The great saints of the world have all been ambitious. They were driven forward
by an inward urge that finally became too much for them. Paul stated his
ambition as being a desire to know Christ and to enter into the fullest meaning
of His death and resurrection, and toward this goal he pressed with everything
that lay in him. By this ambition he was propelled upward to the very peak of
spiritual perfection. Carnal and selfish ambitions, however, have just the
opposite effect. Each one should watch his ambitions, for they will shape him
as an artist shapes the yielding clay.
THOUGHTS.
We Christians need to take into account the tremendous power that lies in
plain, ordinary thinking. We have allowed ourselves to be cheated out of a
precious treasure by the irresponsible babblings of weird occultists and quack
religionists who make too much of the human mind or who misunderstand it
altogether.
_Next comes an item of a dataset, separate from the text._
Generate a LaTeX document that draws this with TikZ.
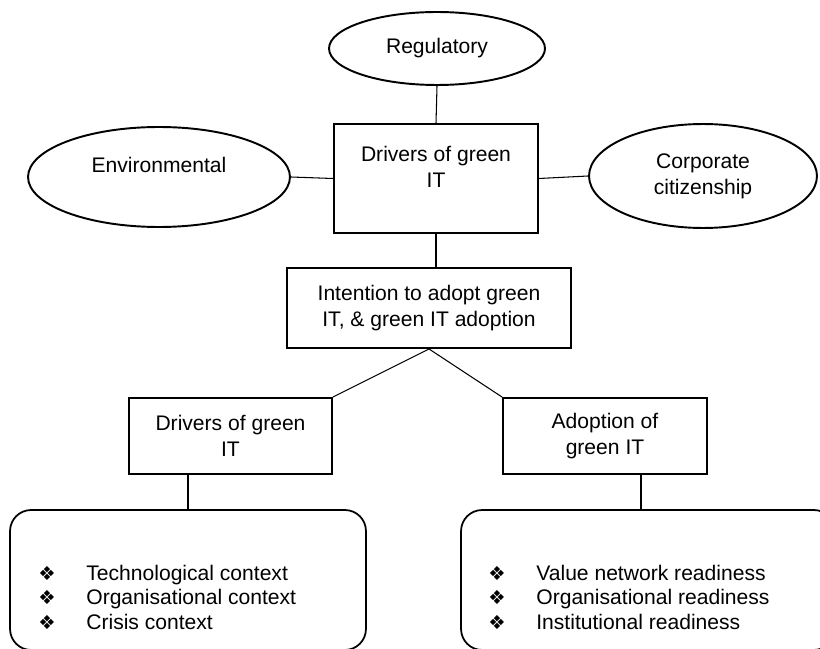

From them we have turned away, and have turned so far that we
forget that it is still true that a man will finally be what his active
thoughts make him. It is hardly too much to say that no Christian every fell
into sin who did not first allow himself to brood over it with increasing
desire. And every godly soul knows how much spiritual meditations have meant to
the total success of his inward life. "As (a man) thinks in his heart, so
is he."
There are
of course many others, but these are among the major forces that shape our
lives. To sum up, the wise Christian will take advantage of every proper means
of grace and every ennobling and purifying influence that God in His providence
places in his way. Conversely, he will avoid every degrading influence and flee
from those forces that make for evil. He has but to cooperate with God in
embracing the good. God Himself will do the rest.